Saved data entries:
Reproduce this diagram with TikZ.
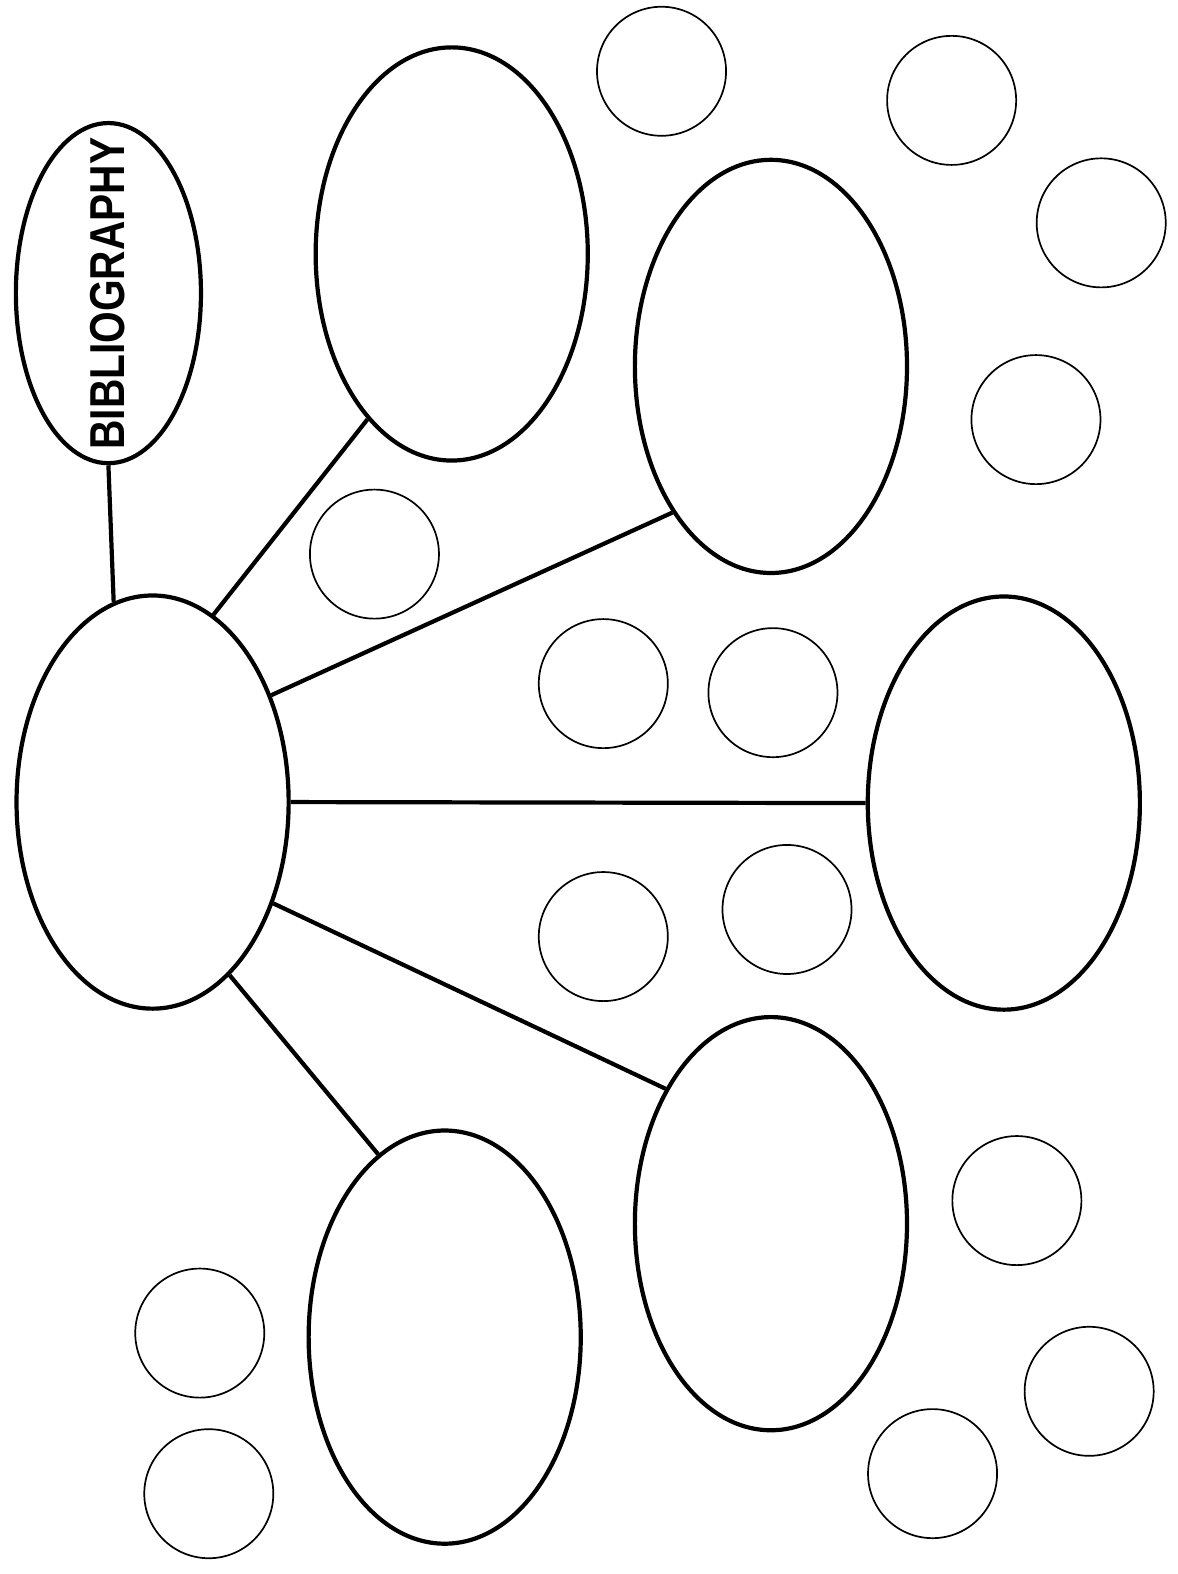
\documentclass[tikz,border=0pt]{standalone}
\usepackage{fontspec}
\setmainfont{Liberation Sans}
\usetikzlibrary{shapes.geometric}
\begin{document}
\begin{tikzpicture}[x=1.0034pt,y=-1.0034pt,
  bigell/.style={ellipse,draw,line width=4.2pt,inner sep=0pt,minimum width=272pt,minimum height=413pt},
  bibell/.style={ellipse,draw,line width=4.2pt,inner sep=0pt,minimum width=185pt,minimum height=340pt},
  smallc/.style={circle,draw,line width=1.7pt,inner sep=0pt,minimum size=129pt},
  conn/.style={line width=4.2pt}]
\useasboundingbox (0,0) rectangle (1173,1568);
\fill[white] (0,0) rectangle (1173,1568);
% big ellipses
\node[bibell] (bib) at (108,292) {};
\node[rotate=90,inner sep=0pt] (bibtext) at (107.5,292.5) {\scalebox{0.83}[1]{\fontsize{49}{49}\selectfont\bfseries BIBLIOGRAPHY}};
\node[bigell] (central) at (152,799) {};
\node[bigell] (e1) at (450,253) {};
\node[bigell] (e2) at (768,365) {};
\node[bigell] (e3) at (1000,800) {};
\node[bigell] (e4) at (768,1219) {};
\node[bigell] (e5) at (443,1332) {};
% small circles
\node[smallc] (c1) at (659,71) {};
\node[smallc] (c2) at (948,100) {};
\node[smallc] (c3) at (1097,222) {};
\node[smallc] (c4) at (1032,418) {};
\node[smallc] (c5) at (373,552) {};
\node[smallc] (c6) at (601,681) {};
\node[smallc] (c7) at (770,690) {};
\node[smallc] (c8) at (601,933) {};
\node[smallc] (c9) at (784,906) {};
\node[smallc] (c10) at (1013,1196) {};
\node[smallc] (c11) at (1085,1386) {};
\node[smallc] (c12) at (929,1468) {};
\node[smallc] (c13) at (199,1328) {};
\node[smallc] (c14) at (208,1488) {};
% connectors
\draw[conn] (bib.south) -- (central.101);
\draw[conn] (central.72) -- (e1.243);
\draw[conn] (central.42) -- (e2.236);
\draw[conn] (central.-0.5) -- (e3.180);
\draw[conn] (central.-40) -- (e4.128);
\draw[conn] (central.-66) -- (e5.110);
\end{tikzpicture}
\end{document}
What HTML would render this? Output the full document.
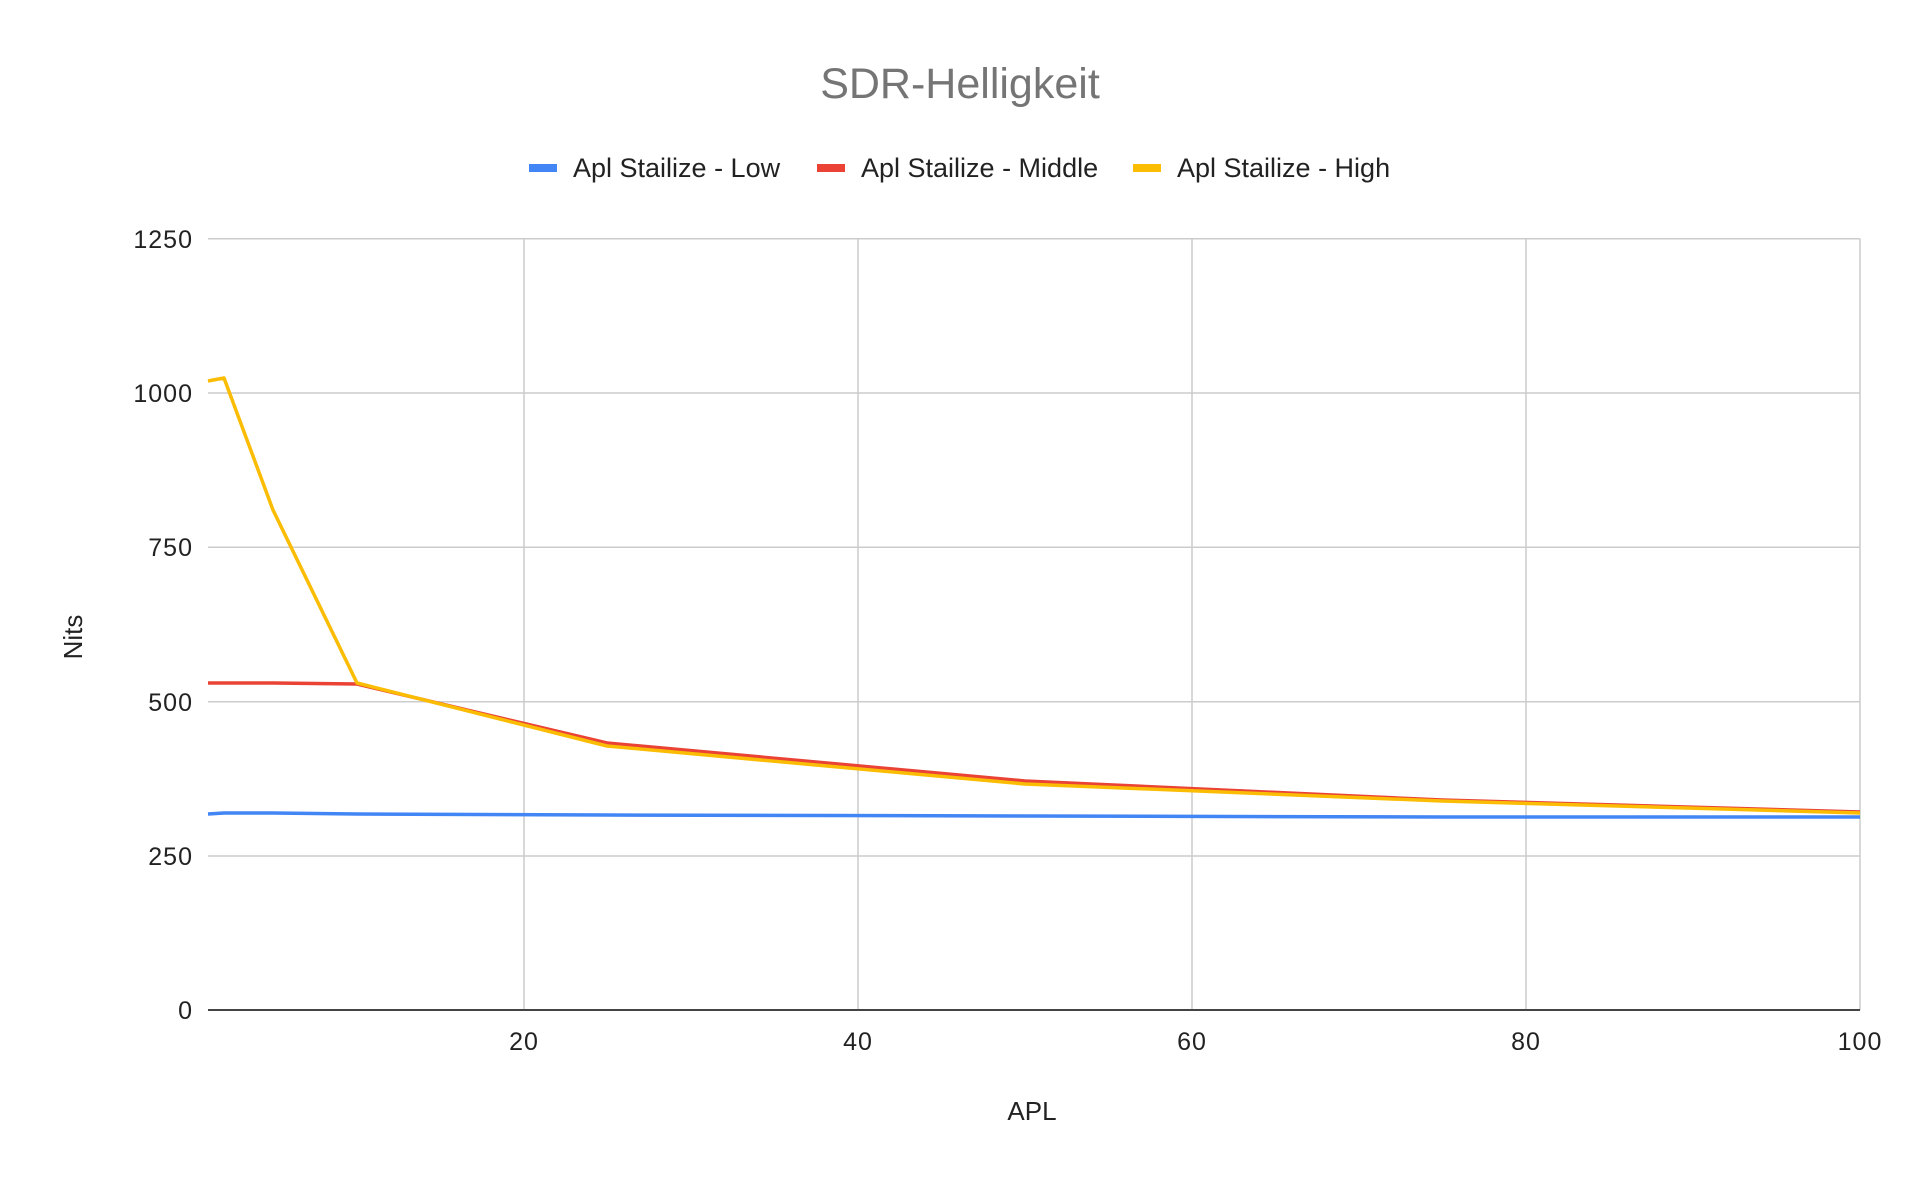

• **Exercise goal**:
Without including any pictures, print all of the material exactly as given.

• **Written response**:
Reproduce this diagram with TikZ.
\documentclass[tikz,border=0pt]{standalone}
\usepackage{fontspec}
\setmainfont{Liberation Sans}
\usetikzlibrary{shapes.geometric}
\begin{document}
\begin{tikzpicture}[x=1.0034pt,y=-1.0034pt,
  bigell/.style={ellipse,draw,line width=4.2pt,inner sep=0pt,minimum width=272pt,minimum height=413pt},
  bibell/.style={ellipse,draw,line width=4.2pt,inner sep=0pt,minimum width=185pt,minimum height=340pt},
  smallc/.style={circle,draw,line width=1.7pt,inner sep=0pt,minimum size=129pt},
  conn/.style={line width=4.2pt}]
\useasboundingbox (0,0) rectangle (1173,1568);
\fill[white] (0,0) rectangle (1173,1568);
% big ellipses
\node[bibell] (bib) at (108,292) {};
\node[rotate=90,inner sep=0pt] (bibtext) at (107.5,292.5) {\scalebox{0.83}[1]{\fontsize{49}{49}\selectfont\bfseries BIBLIOGRAPHY}};
\node[bigell] (central) at (152,799) {};
\node[bigell] (e1) at (450,253) {};
\node[bigell] (e2) at (768,365) {};
\node[bigell] (e3) at (1000,800) {};
\node[bigell] (e4) at (768,1219) {};
\node[bigell] (e5) at (443,1332) {};
% small circles
\node[smallc] (c1) at (659,71) {};
\node[smallc] (c2) at (948,100) {};
\node[smallc] (c3) at (1097,222) {};
\node[smallc] (c4) at (1032,418) {};
\node[smallc] (c5) at (373,552) {};
\node[smallc] (c6) at (601,681) {};
\node[smallc] (c7) at (770,690) {};
\node[smallc] (c8) at (601,933) {};
\node[smallc] (c9) at (784,906) {};
\node[smallc] (c10) at (1013,1196) {};
\node[smallc] (c11) at (1085,1386) {};
\node[smallc] (c12) at (929,1468) {};
\node[smallc] (c13) at (199,1328) {};
\node[smallc] (c14) at (208,1488) {};
% connectors
\draw[conn] (bib.south) -- (central.101);
\draw[conn] (central.72) -- (e1.243);
\draw[conn] (central.42) -- (e2.236);
\draw[conn] (central.-0.5) -- (e3.180);
\draw[conn] (central.-40) -- (e4.128);
\draw[conn] (central.-66) -- (e5.110);
\end{tikzpicture}
\end{document}
What HTML would render this? Output the full document.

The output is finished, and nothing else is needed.